Месяц, другой. Георгий Иванович к моей матери посватался. Думает мать моя: хитрый хохол — дом её прибрать хочет. Только что — дом? Дому хозяин нужен. Без мужских рук дом скоро развалится. И детей одной растить. Думала мать моя трое суток, ночи не спала. Мерила, рядила и так и сяк. На четвертые сутки решилась. Георгий Иванович перебрался жить под нашу крышу.

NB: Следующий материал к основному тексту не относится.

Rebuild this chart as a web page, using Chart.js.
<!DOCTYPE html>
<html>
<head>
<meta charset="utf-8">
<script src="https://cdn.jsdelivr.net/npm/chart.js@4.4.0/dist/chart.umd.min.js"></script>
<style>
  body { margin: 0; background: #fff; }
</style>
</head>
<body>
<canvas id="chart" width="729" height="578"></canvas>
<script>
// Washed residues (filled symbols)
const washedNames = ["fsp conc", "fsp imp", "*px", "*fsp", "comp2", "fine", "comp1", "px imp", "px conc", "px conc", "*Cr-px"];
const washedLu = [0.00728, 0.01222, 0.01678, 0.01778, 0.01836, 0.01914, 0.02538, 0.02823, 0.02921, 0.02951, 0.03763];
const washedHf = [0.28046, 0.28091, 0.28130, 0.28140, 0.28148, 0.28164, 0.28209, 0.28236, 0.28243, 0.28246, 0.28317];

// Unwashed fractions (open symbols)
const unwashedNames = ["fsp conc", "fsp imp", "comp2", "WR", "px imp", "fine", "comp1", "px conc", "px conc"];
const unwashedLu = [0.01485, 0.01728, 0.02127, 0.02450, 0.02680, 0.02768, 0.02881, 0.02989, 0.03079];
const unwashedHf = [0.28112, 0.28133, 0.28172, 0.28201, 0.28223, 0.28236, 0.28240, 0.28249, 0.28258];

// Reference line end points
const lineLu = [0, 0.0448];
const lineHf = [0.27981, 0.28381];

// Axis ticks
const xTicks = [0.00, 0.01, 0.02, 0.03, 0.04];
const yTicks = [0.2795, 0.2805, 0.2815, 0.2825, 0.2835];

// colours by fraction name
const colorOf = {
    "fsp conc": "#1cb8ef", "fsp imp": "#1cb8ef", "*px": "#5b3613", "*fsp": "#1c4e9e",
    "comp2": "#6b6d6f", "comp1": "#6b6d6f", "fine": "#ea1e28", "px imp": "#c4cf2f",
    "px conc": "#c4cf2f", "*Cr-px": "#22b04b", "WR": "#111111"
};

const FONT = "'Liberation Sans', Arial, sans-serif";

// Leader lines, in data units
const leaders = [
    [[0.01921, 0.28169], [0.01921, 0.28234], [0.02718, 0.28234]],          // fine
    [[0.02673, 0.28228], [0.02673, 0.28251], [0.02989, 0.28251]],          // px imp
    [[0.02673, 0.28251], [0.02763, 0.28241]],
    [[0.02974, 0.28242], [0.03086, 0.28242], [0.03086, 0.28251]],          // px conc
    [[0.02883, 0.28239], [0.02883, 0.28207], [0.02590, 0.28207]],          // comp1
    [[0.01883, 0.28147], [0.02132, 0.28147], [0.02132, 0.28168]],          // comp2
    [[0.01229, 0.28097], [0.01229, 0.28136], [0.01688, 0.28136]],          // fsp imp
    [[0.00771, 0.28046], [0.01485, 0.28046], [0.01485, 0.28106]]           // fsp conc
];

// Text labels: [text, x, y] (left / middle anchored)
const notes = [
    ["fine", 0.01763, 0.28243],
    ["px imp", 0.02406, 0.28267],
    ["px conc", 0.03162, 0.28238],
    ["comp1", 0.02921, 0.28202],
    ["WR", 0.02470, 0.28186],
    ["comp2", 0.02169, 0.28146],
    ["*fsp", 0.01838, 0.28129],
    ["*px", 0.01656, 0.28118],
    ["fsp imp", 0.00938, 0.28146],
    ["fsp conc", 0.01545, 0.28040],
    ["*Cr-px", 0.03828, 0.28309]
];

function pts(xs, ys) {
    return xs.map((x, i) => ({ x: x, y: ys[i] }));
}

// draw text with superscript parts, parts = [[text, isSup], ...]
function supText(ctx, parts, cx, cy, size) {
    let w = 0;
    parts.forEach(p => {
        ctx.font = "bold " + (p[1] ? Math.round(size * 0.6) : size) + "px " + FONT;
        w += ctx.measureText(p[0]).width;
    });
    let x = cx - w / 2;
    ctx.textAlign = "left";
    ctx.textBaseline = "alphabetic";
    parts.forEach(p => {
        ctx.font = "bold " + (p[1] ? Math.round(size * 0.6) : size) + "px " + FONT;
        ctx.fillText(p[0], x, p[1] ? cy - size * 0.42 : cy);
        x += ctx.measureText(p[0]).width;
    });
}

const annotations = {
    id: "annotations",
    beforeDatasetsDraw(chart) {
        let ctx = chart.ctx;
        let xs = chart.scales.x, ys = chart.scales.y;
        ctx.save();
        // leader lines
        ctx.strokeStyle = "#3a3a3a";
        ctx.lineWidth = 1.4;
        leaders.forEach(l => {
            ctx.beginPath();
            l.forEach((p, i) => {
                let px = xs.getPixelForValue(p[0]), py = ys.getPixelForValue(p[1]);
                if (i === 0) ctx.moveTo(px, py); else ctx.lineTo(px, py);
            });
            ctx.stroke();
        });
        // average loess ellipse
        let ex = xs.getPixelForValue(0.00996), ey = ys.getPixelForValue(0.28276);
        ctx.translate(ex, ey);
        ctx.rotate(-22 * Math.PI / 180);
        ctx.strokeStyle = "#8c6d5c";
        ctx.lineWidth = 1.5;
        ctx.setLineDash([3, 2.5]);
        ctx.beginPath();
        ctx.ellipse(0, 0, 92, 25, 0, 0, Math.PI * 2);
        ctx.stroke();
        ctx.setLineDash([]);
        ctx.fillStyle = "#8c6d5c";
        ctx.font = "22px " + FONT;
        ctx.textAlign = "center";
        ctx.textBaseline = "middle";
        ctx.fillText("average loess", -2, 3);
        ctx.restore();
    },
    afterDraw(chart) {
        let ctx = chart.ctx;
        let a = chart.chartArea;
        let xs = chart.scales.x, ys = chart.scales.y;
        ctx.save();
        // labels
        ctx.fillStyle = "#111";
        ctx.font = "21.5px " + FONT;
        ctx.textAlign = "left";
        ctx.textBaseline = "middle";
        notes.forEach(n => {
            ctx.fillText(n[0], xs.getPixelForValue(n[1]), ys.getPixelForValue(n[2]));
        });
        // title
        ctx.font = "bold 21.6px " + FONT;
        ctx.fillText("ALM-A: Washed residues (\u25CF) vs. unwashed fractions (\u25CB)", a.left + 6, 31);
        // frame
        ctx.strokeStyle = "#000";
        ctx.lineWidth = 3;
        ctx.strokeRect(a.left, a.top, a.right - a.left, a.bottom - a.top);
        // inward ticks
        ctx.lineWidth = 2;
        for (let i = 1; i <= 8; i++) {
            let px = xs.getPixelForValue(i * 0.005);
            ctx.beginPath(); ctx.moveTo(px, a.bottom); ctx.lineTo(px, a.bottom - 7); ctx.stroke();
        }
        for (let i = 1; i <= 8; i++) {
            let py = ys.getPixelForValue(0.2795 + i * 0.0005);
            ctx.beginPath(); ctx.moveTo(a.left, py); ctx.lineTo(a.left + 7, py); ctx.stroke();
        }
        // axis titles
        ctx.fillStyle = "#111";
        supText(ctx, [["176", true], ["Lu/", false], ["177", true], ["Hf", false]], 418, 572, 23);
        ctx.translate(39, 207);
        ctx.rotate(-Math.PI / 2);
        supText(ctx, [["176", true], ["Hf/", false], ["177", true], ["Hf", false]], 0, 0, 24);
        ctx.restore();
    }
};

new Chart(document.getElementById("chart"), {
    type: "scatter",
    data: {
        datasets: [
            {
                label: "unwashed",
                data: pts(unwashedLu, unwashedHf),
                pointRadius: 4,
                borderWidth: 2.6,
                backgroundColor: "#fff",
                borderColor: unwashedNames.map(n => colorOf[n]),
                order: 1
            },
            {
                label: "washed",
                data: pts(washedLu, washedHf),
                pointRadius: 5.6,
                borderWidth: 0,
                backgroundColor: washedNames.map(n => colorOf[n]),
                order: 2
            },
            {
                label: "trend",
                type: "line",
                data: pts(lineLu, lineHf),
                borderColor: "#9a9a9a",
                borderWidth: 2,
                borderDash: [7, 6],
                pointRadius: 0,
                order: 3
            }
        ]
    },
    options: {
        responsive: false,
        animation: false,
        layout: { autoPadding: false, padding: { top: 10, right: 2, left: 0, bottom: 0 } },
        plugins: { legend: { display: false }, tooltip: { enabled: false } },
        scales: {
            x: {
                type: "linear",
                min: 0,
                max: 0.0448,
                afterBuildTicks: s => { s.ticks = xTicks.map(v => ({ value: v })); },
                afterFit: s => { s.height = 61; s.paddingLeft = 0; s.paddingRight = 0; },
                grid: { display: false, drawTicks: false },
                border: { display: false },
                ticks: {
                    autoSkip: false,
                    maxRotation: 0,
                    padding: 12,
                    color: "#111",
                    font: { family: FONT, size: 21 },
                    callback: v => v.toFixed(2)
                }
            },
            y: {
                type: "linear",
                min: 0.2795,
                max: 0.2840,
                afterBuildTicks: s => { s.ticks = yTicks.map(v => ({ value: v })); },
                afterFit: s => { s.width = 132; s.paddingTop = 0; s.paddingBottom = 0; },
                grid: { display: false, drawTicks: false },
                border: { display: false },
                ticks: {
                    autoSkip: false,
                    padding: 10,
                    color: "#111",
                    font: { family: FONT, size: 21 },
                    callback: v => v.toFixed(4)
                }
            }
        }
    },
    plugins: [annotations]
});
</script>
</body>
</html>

Я сердит на мать. Зачем она привела в наш дом этого вепря. Грубый, угрюмый, замашки деспотические, из ноздрей войлок лезет. Никакое сравнение с отцом. Только за порог ступил, а уже распоряжается, как будто он сто лет тут хозяин и самый главный над всеми. Нет, нет, не нравится мне отчим и не подкупит он меня обещанным велосипедом. Мать моя теперь встает в такую же рань вместе с отчимом. Готовит ему завтрак и сухой паёк с собой — харчи, как он говорит. Завёрнутые в газету бутерброды. И до чего же шумный он человек, этот Георгий Иванович Богушевский, поселившийся в наших стенах на правах мужа моей матери. В шестом часу утра он уже гремит по дому запорожским басом во всё горло; он бы и рад приглушить голос и говорить потише, он и пытается каждый раз побороть свою лужёную трубу, но ничего у него не получается, ему не сладить с бронзой своих голосовых связок. Шепот не в его природе, таким уж его Бог сотворил. Что он так шумит, что так громогласно требует? Георгий Иванович требует от моей матери проворства. В Гатчине уже свистит его поезд, грозя оставить отчима с пустым брюхом. Ровно через двадцать минут, хоть часы проверяй, железная десятивагонная гусеница будет здесь. Побежит Георгий Иванович, голодный и злой, с горы на вокзал. В последний вагон успеть заскочить. Ставь, жинка, борщ на стол! Любит отчим первое похлебать на завтрак. А ложка у него деревянная, расписная, под Хохлому. Персональная ложка отчима. Трогать её запрещено. Возмутительно поведение моей матери: она ухаживает за своим Георгием Ивановичем, будто холопка за своим паном, исполняет каждый его каприз, любую прихоть. Что только левая нога его пожелает. А нас с сестрой совсем забросила. Эх, отец, если бы ты был жив, всё тут было бы по-другому и не важничал бы перед нами этот бритоголовый хохол, имеющий манеру подзывать нас к себе пальцем. Не только нас. Увидит на дороге знакомого человека, нужного ему по делу, и сам к нему не идет, а манит того к себе толстым надменным перстом, поросшим сизой волчьей шерстью. Такой гордец.